More recently, natural gas has shown interesting term structure behavior. During the 2022-2023 winter, European natural gas went into severe backwardation due to supply concerns related to the Ukraine conflict. The front-month contract traded at a significant premium to future months, creating opportunities for those willing to take delivery or roll positions .
I've personally traded the gold contango multiple times. Gold typically trades in contango due to storage and financing costs. The difference between spot and futures prices often reflects interest rates pretty closely. When this relationship breaks down, it can signal trading opportunities, like when the contango widens beyond reasonable storage costs.
Agricultural markets provide seasonal examples. Corn often moves into backwardation heading into the summer months before harvest when old-crop supplies run low.

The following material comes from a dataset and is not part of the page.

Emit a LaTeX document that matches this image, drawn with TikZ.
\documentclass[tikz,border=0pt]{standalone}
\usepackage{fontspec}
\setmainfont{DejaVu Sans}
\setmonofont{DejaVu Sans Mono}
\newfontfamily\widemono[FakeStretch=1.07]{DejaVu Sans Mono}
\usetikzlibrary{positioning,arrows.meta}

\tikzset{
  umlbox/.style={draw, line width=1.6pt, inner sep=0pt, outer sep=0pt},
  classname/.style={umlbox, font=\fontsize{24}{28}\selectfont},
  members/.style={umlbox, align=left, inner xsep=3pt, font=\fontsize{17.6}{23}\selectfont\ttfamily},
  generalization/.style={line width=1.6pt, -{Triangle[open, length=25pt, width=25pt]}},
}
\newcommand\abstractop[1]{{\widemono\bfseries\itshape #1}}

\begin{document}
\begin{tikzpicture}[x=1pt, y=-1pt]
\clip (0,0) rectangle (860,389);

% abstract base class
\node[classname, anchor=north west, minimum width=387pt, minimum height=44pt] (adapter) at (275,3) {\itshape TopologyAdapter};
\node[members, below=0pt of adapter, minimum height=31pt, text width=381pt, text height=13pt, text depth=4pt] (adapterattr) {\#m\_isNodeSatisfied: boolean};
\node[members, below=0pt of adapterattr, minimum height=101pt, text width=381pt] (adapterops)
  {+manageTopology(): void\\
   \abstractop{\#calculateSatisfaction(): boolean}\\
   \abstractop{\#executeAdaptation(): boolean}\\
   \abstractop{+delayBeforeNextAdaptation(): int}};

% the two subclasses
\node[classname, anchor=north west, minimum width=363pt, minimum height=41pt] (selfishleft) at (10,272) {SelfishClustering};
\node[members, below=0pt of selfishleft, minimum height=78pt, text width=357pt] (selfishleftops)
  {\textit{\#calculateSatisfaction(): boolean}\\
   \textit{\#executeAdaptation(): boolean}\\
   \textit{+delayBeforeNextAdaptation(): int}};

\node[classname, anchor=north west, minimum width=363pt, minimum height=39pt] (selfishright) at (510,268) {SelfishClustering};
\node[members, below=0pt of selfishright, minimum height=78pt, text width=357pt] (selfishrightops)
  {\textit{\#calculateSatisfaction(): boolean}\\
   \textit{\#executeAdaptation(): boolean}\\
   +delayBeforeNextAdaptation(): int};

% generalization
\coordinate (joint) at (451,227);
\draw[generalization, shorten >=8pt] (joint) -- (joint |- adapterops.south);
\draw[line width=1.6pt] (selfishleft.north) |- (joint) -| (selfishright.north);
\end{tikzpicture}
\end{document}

This creates predictable patterns that can be traded year after year if you understand the seasonal dynamics.
The key lesson from these examples is that term structure doesn't exist in a vacuum. It responds to fundamental factors that can be understood and anticipated. Successful traders learn to read these signals and position themselves accordingly before the crowd recognizes the opportunity.
Frequently Asked Questions
Q: How can I actually profit from backwardation?
A: The most straightforward way is buying near-month futures contracts. As they approach expiration, they should rise toward the higher spot price (convergence), plus you get positive roll yield when rolling to the next month . You can also consider ETFs that benefit from backwardation, though be aware of management fees.
Q: Does contango always mean prices will eventuall rise?
A: Not necessarily. Contango often indicates well-supplied markets where future prices incorporate storage costs and interest charges. Prices may remain stable or even decline despite contango. I've seen many traders assume contango predicts rising prices, but it's more complicated than that .
Q: How do I know if a market is in contango or backwardation?
A: You need to compare current spot prices to futures prices for various expiration dates. Most trading platforms show the futures term structure curve. If futures trade above spot, it's contango; if below, it's backwardation . I regularly check these curves as part of my market analysis routine.
Q: Are there markets that are usually in one state or the other?
A: Yes. Markets with high storage costs like crude oil and natural gas tend toward contango during normal conditions. Markets with seasonal production or consumption patterns often alternate between states . Gold is almost always in contango due to storage and financing costs, while electricity often shows backwardation since it's difficult to store.
Q: How often should I monitor term structure changes?
A: I check term structure daily when I have active positions, and at least weekly for markets I follow closely. The curve can shift quickly with changing fundamentals, so regular monitoring is essential . Major economic reports or inventory data often trigger changes worth watching.